● **AIM**: Leave the pictures out, and output exactly the lines from the one containing "Write a Python script that recreates this chart with Altair." through the one containing "3.5], nice=False), axis=y_axis)".

● **MATERIAL SUPPLIED**:

========

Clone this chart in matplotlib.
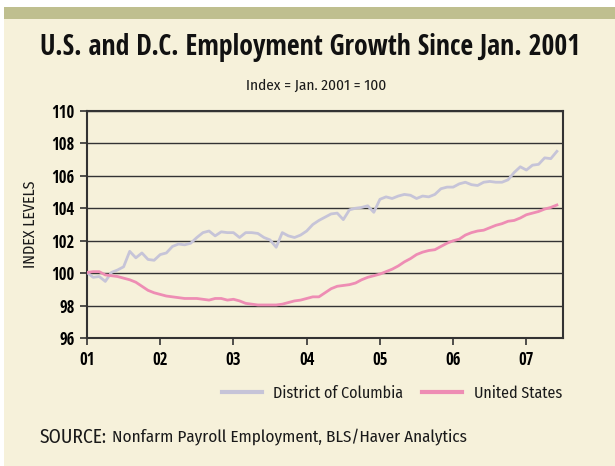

========

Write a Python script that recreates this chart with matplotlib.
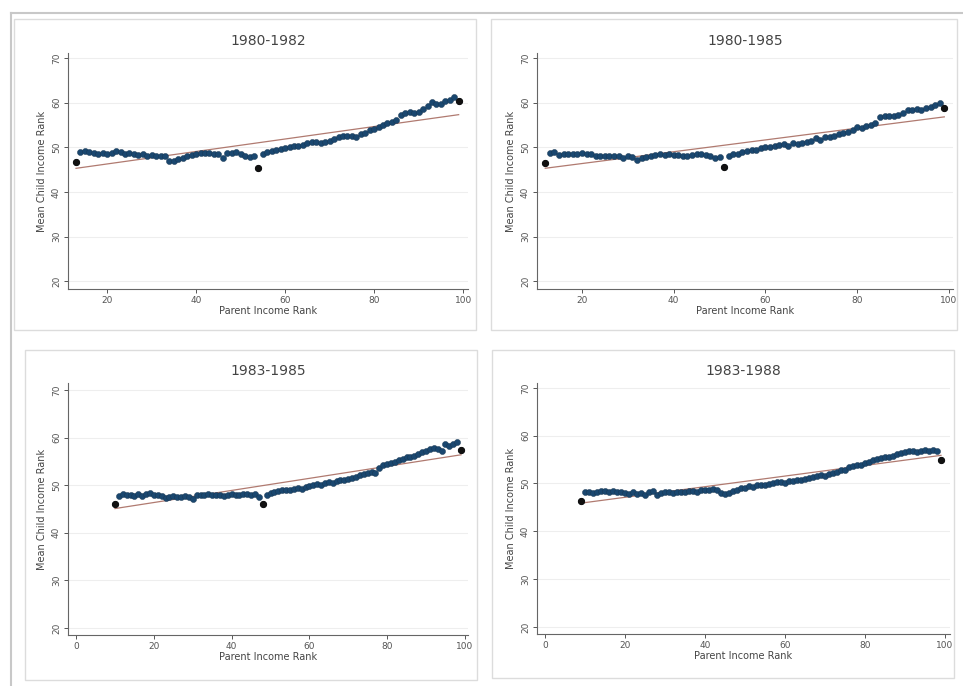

========

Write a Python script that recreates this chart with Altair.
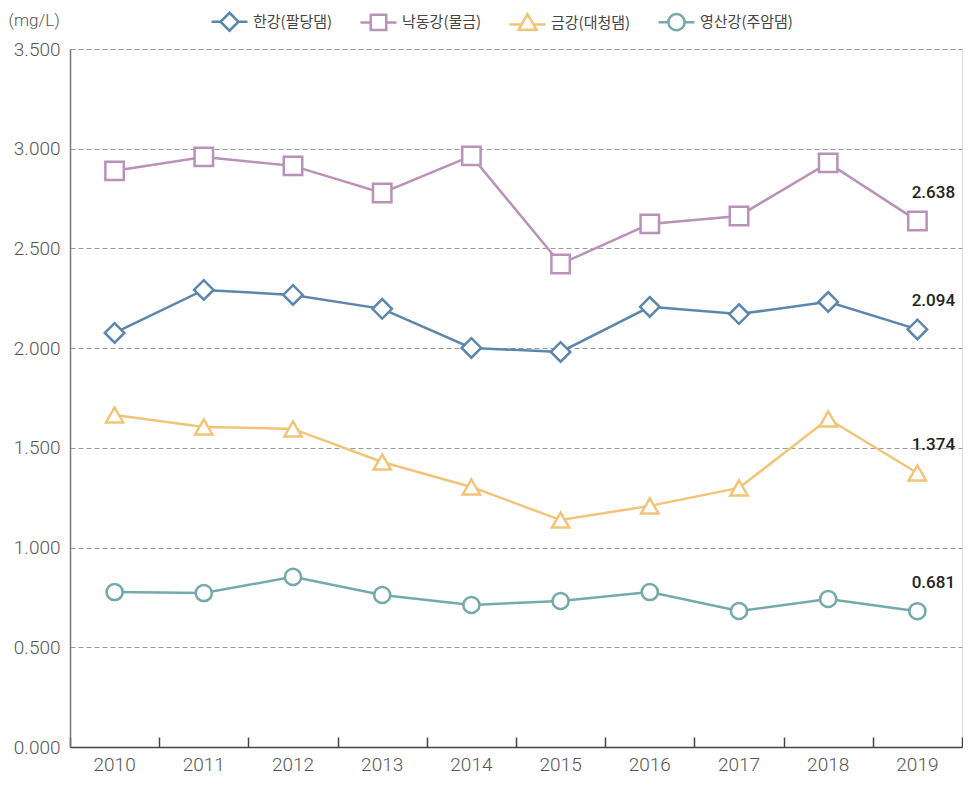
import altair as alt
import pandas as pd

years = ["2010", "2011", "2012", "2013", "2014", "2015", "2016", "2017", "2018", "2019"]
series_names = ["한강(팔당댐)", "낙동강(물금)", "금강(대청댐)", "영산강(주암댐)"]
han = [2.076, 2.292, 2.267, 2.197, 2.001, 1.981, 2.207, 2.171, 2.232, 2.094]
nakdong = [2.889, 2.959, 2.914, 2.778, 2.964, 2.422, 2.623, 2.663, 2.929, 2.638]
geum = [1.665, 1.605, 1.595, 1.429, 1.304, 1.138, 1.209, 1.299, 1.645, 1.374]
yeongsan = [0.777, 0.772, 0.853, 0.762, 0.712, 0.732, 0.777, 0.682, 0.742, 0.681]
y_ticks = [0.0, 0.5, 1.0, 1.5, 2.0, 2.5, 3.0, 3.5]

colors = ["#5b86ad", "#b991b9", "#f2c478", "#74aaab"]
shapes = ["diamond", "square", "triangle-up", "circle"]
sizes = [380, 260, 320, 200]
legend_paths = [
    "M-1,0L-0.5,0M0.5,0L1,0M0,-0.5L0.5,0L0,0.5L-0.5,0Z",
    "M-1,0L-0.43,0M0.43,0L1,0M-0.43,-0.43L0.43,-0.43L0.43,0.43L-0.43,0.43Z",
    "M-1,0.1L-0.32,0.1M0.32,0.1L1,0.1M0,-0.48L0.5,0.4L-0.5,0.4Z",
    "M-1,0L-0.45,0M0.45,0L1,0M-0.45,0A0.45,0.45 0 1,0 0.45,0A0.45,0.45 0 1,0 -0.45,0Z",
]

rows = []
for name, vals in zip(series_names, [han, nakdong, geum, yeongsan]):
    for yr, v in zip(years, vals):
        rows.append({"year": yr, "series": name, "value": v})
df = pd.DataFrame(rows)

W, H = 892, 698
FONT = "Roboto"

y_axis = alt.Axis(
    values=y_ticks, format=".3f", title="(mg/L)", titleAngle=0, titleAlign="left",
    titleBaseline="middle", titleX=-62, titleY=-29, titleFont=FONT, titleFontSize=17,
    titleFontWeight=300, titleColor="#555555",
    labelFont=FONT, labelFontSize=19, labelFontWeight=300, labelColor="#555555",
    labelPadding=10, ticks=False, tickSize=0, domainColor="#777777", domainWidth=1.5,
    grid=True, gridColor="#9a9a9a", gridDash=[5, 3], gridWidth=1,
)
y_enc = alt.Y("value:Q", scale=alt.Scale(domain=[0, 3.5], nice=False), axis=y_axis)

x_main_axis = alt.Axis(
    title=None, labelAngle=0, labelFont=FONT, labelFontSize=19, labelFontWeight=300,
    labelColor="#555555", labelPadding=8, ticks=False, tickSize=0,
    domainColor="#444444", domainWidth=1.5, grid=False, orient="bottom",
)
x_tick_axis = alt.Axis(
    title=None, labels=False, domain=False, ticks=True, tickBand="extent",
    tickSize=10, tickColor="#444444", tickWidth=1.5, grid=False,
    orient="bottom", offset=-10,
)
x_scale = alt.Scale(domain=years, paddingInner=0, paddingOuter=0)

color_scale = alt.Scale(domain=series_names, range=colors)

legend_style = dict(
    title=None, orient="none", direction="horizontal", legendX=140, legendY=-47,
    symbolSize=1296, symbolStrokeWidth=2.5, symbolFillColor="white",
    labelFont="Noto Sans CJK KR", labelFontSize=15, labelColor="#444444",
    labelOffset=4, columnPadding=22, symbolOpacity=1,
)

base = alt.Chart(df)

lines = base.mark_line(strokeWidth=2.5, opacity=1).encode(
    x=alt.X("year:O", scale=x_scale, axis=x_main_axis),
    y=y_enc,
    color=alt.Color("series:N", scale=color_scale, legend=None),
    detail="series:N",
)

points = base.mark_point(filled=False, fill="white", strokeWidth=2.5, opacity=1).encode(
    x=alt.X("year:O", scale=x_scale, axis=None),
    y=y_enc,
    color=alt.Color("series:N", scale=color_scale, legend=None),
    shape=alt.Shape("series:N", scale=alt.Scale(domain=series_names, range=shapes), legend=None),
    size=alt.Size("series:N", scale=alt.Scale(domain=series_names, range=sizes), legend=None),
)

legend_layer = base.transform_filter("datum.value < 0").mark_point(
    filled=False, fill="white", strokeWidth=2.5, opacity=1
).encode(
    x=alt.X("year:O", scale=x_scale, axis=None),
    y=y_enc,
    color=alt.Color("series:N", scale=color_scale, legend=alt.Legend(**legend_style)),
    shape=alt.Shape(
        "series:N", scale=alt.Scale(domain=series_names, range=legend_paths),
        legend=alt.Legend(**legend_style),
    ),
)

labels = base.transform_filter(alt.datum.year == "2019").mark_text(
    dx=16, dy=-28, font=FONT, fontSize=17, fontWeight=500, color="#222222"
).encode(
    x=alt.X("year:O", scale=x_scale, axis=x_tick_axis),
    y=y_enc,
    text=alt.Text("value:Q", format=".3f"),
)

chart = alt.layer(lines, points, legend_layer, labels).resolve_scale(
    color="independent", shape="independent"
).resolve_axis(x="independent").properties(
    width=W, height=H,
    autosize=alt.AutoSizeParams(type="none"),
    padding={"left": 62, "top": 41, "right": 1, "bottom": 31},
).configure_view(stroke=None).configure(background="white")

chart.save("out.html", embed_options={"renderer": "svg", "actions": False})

========

● **IN RESPONSE**:
Write a Python script that recreates this chart with Altair.
import altair as alt
import pandas as pd

years = ["2010", "2011", "2012", "2013", "2014", "2015", "2016", "2017", "2018", "2019"]
series_names = ["한강(팔당댐)", "낙동강(물금)", "금강(대청댐)", "영산강(주암댐)"]
han = [2.076, 2.292, 2.267, 2.197, 2.001, 1.981, 2.207, 2.171, 2.232, 2.094]
nakdong = [2.889, 2.959, 2.914, 2.778, 2.964, 2.422, 2.623, 2.663, 2.929, 2.638]
geum = [1.665, 1.605, 1.595, 1.429, 1.304, 1.138, 1.209, 1.299, 1.645, 1.374]
yeongsan = [0.777, 0.772, 0.853, 0.762, 0.712, 0.732, 0.777, 0.682, 0.742, 0.681]
y_ticks = [0.0, 0.5, 1.0, 1.5, 2.0, 2.5, 3.0, 3.5]

colors = ["#5b86ad", "#b991b9", "#f2c478", "#74aaab"]
shapes = ["diamond", "square", "triangle-up", "circle"]
sizes = [380, 260, 320, 200]
legend_paths = [
    "M-1,0L-0.5,0M0.5,0L1,0M0,-0.5L0.5,0L0,0.5L-0.5,0Z",
    "M-1,0L-0.43,0M0.43,0L1,0M-0.43,-0.43L0.43,-0.43L0.43,0.43L-0.43,0.43Z",
    "M-1,0.1L-0.32,0.1M0.32,0.1L1,0.1M0,-0.48L0.5,0.4L-0.5,0.4Z",
    "M-1,0L-0.45,0M0.45,0L1,0M-0.45,0A0.45,0.45 0 1,0 0.45,0A0.45,0.45 0 1,0 -0.45,0Z",
]

rows = []
for name, vals in zip(series_names, [han, nakdong, geum, yeongsan]):
    for yr, v in zip(years, vals):
        rows.append({"year": yr, "series": name, "value": v})
df = pd.DataFrame(rows)

W, H = 892, 698
FONT = "Roboto"

y_axis = alt.Axis(
    values=y_ticks, format=".3f", title="(mg/L)", titleAngle=0, titleAlign="left",
    titleBaseline="middle", titleX=-62, titleY=-29, titleFont=FONT, titleFontSize=17,
    titleFontWeight=300, titleColor="#555555",
    labelFont=FONT, labelFontSize=19, labelFontWeight=300, labelColor="#555555",
    labelPadding=10, ticks=False, tickSize=0, domainColor="#777777", domainWidth=1.5,
    grid=True, gridColor="#9a9a9a", gridDash=[5, 3], gridWidth=1,
)
y_enc = alt.Y("value:Q", scale=alt.Scale(domain=[0, 3.5], nice=False), axis=y_axis)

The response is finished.